No fundo um orgulho pueril, facilmente explicado pela psicologia, mas que urde consequências mais danosas do que se supõe. Rejeitando sua herança, deserdam a si próprios em um contexto civilizacional, e buscam consolo em antigas e gloriosas civilizações dos povos que habitavam o continente - civilizações que até foram notáveis em seu tempo, mas que quase nada têm a ver com o mundo atual, exceto por comunidades isoladas e economicamente pouco relevantes, que praticam língua e costumes herdadas de seus ancestrais. Sem os referenciais da herança européia renegada, não é de espantar que exista nessa parte do mundo uma obsessão por buscar soluções políticas e econômicas exóticas, que só atrasam o desenvolvimento.
Essa ilusão autoimposta é em parte compreensível para povos como o mexicano, que efetivamente tiveram um passado glorioso com civilizações nativas avançadas, das quais ainda restam muitos descendentes. Menos razoável é que brasileiros endossem esse discurso. Nós náo fomos descobertos, fomos invadidos, bradaram muitos quando da comemoração dos 500 anos. Isso procede?
Não. O que havia aqui antes de 1500 não era o Brasil, mas uma região geográfica habitada por tribos seminômades que não falavam a mesma língua, não estavam unidas por uma federação nem tinham fronteiras delimitadas. Bom ou mau, feio ou bonito, o Brasil passou a existir após a chegada dos portugueses. Considerar tal chegada uma "invasão" e um "saque" extrapola conceitos do presente para um passado onde estes não existiam: nenhuma fronteira foi violada porque fronteiras não haviam, nem os indígenas foram roubados porque tampouco conheciam a propriedade privada. Tanto não se sentiram invadidos, que o primeiro contato com a frota de Pedro Álvares Cabral foi amistoso. Ah, mas depois houve guerra, certo?
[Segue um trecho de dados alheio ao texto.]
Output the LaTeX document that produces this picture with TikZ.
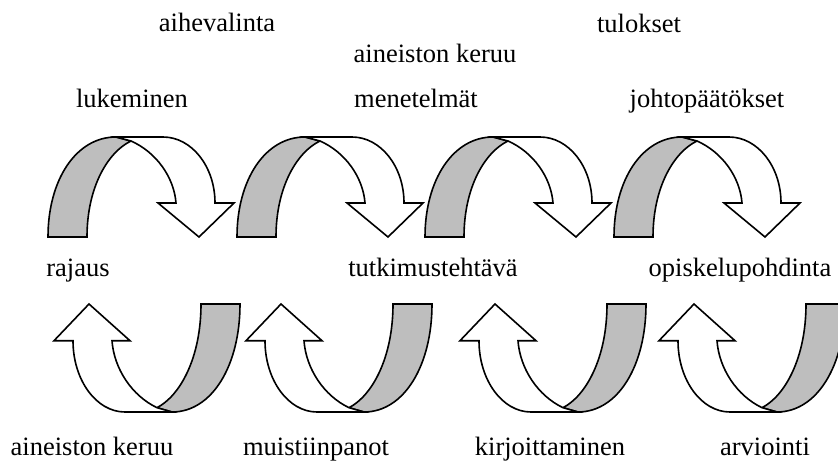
\documentclass[tikz,border=0pt]{standalone}
\usepackage{fontspec}
\setmainfont{Liberation Serif}
\definecolor{bandgrey}{RGB}{190,190,190}
\tikzset{
  x=1pt,y=1pt,
  face/.style={draw=black,line width=1.6pt,line join=miter,miter limit=10},
  greyface/.style={face,fill=bandgrey},
  whiteface/.style={face,fill=white},
  lbl/.style={anchor=base,inner sep=0pt,font=\fontsize{26.5}{30}\selectfont},
  curvarrow/.pic={
    \filldraw[greyface] (0,0) .. controls (0,57) and (28,100) .. (68,100)
      -- (83,96) .. controls (60,85) and (39,50) .. (39,0) -- cycle;
    \filldraw[whiteface] (68,100) -- (115,100)
      .. controls (143.7,100) and (167,70.4) .. (167,34)
      -- (186,34) -- (151,0) -- (110,34) -- (128,34)
      .. controls (126,60) and (108,85) .. (83,96) -- cycle;
  }
}
\begin{document}
\begin{tikzpicture}
\useasboundingbox (0,0) rectangle (838,461);
\begin{scope}
\clip (0,0) rectangle (838,461);
% top arrows
\pic at (48,224) {curvarrow};
\pic at (237,224) {curvarrow};
\pic at (425,224) {curvarrow};
\pic at (614,224) {curvarrow};
% bottom arrows (rotated)
\pic[rotate=180,yscale=1.08] at (240,157) {curvarrow};
\pic[rotate=180,yscale=1.08] at (432,157) {curvarrow};
\pic[rotate=180,yscale=1.08] at (646,157) {curvarrow};
\pic[rotate=180,yscale=1.08] at (845,157) {curvarrow};
\end{scope}
% labels
\node[lbl] (aihe) at (217,429) {aihevalinta};
\node[lbl] (keruu1) at (435,398) {aineiston keruu};
\node[lbl] (tulos) at (639,428) {tulokset};
\node[lbl] (luke) at (132,353) {lukeminen};
\node[lbl] (mene) at (416,353) {menetelmät};
\node[lbl] (johto) at (707,353) {johtopäätökset};
\node[lbl] (rajaus) at (78,184) {rajaus};
\node[lbl] (tutk) at (433,184) {tutkimustehtävä};
\node[lbl] (opisk) at (740,184) {opiskelupohdinta};
\node[lbl] (keruu2) at (92,6) {aineiston keruu};
\node[lbl] (muist) at (316,6) {muistiinpanot};
\node[lbl] (kirj) at (550,6) {kirjoittaminen};
\node[lbl] (arv) at (765,6) {arviointi};
\end{tikzpicture}
\end{document}
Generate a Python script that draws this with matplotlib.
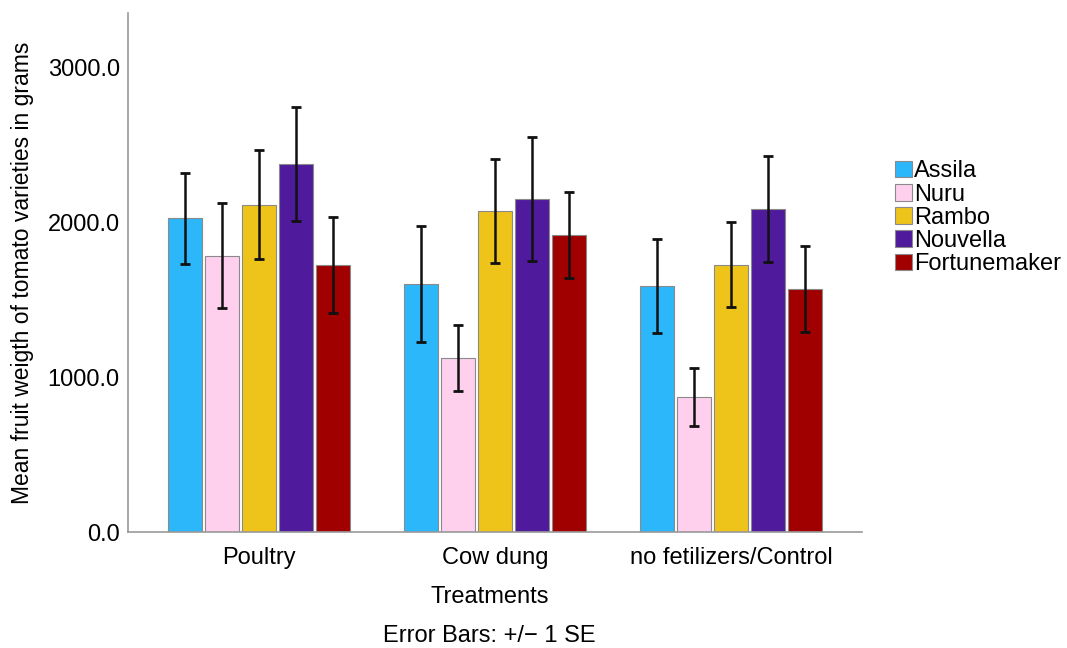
import matplotlib
matplotlib.use("Agg")
import matplotlib.pyplot as plt
import numpy as np
from matplotlib.ticker import FuncFormatter

plt.rcParams['font.family'] = ['Liberation Sans', 'DejaVu Sans']

treatments = ["Poultry", "Cow dung", "no fetilizers/Control"]
varieties = ["Assila", "Nuru", "Rambo", "Nouvella", "Fortunemaker"]
colors = ["#2DB7FB", "#FFD0EE", "#EEC41B", "#4F1A9B", "#A10000"]

assila = [2028, 1604, 1589]
nuru = [1787, 1125, 873]
rambo = [2116, 2075, 1729]
nouvella = [2379, 2153, 2090]
fortunemaker = [1727, 1920, 1572]

assila_se = [293, 373, 302]
nuru_se = [337, 214, 189]
rambo_se = [350, 339, 274]
nouvella_se = [371, 403, 343]
fortunemaker_se = [309, 280, 278]

means = [assila, nuru, rambo, nouvella, fortunemaker]
ses = [assila_se, nuru_se, rambo_se, nouvella_se, fortunemaker_se]

FS = 17

fig = plt.figure(figsize=(10.67, 6.48), dpi=100)
ax = fig.add_axes([0.12, 0.179, 0.688, 0.801])

x = np.arange(len(treatments))
slot = 0.157
width = 0.144
for i, (name, m, s, c) in enumerate(zip(varieties, means, ses, colors)):
    pos = x + (i - 2) * slot
    ax.bar(pos, m, width=width, color=c, edgecolor="#8a8a8a", linewidth=0.8, label=name, zorder=2)
    ax.errorbar(pos, m, yerr=s, fmt='none', ecolor='#111111', elinewidth=1.8,
                capsize=3.3, capthick=2.0, zorder=3)

ax.set_xlim(-0.555, 2.555)
ax.set_ylim(0, 3355)
ax.set_yticks([0, 1000, 2000, 3000])
ax.yaxis.set_major_formatter(FuncFormatter(lambda v, p: f"{v:.1f}"))
ax.set_xticks(x)
ax.set_xticklabels(treatments)
ax.tick_params(axis='both', length=0, labelsize=FS, colors='#000000')
ax.tick_params(axis='y', pad=6)
ax.tick_params(axis='x', pad=11)
for side in ['top', 'right']:
    ax.spines[side].set_visible(False)
for side in ['left', 'bottom']:
    ax.spines[side].set_color('#999999')
    ax.spines[side].set_linewidth(1.2)

ax.set_ylabel("Mean fruit weigth of tomato varieties in grams", fontsize=16.5, labelpad=10)
fig.text(0.459, 0.078, "Treatments", ha='center', va='center', fontsize=FS)
fig.text(0.459, 0.018, "Error Bars: +/\u2212 1 SE", ha='center', va='center', fontsize=FS)

fig.legend(loc='center left', bbox_to_anchor=(0.828, 0.664), frameon=False,
           fontsize=FS, handlelength=0.7, handleheight=0.7, handletextpad=0.1,
           labelspacing=0.05, borderpad=0)

fig.savefig("out.png", dpi=100)
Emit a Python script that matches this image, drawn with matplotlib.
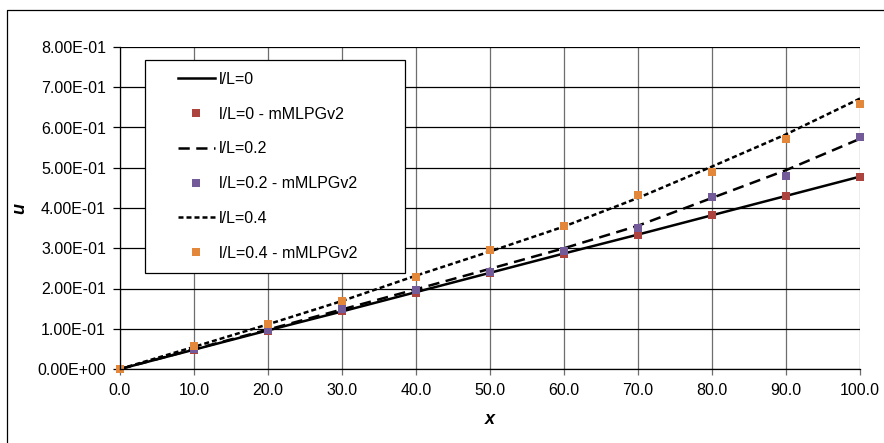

Sim. Mas não foi uma guerra movida por uma coalização de povos nativos contra um suposto invasor. Os indígenas foram ver o que queriam aqueles forasteiros. Descobriram que tinham coisas muito interessantes - objetos de metal - que davam em troca de uma madeira que havia ali, que não tinha valor para os locais. Algumas tribos se aliaram aos portugueses, outras aos franceses, que tinham os mesmos propósitos. As guerras entre índios e portugueses, portanto, foram um desdobramento do conflito destes com os franceses.
Devíamos nos livrar de vez desse discurso autoindulgente. Os portugueses não roubavam o nosso ouro, os portugueses cobravam impostos. Nenhum governo se sustenta sem cobrança de impostos, e olha que não eram tão altos: era o "quinto", ou 20%, sendo que a carga tributária atual já se aproxima dos 40%. Todos nós somos descendentes, em todo ou em parte, desses "invasores", e usufruimos da cultura por eles deixada. Exigir desculpas deles é um teatrinho bobo, e sobretudo hipócrita. Não existiríamos sem eles. Se a colonização européia, como dizem, reduz-se a saques e atrocidades, desses saques e atrocidades não fomos vítimas. Fomos sócios.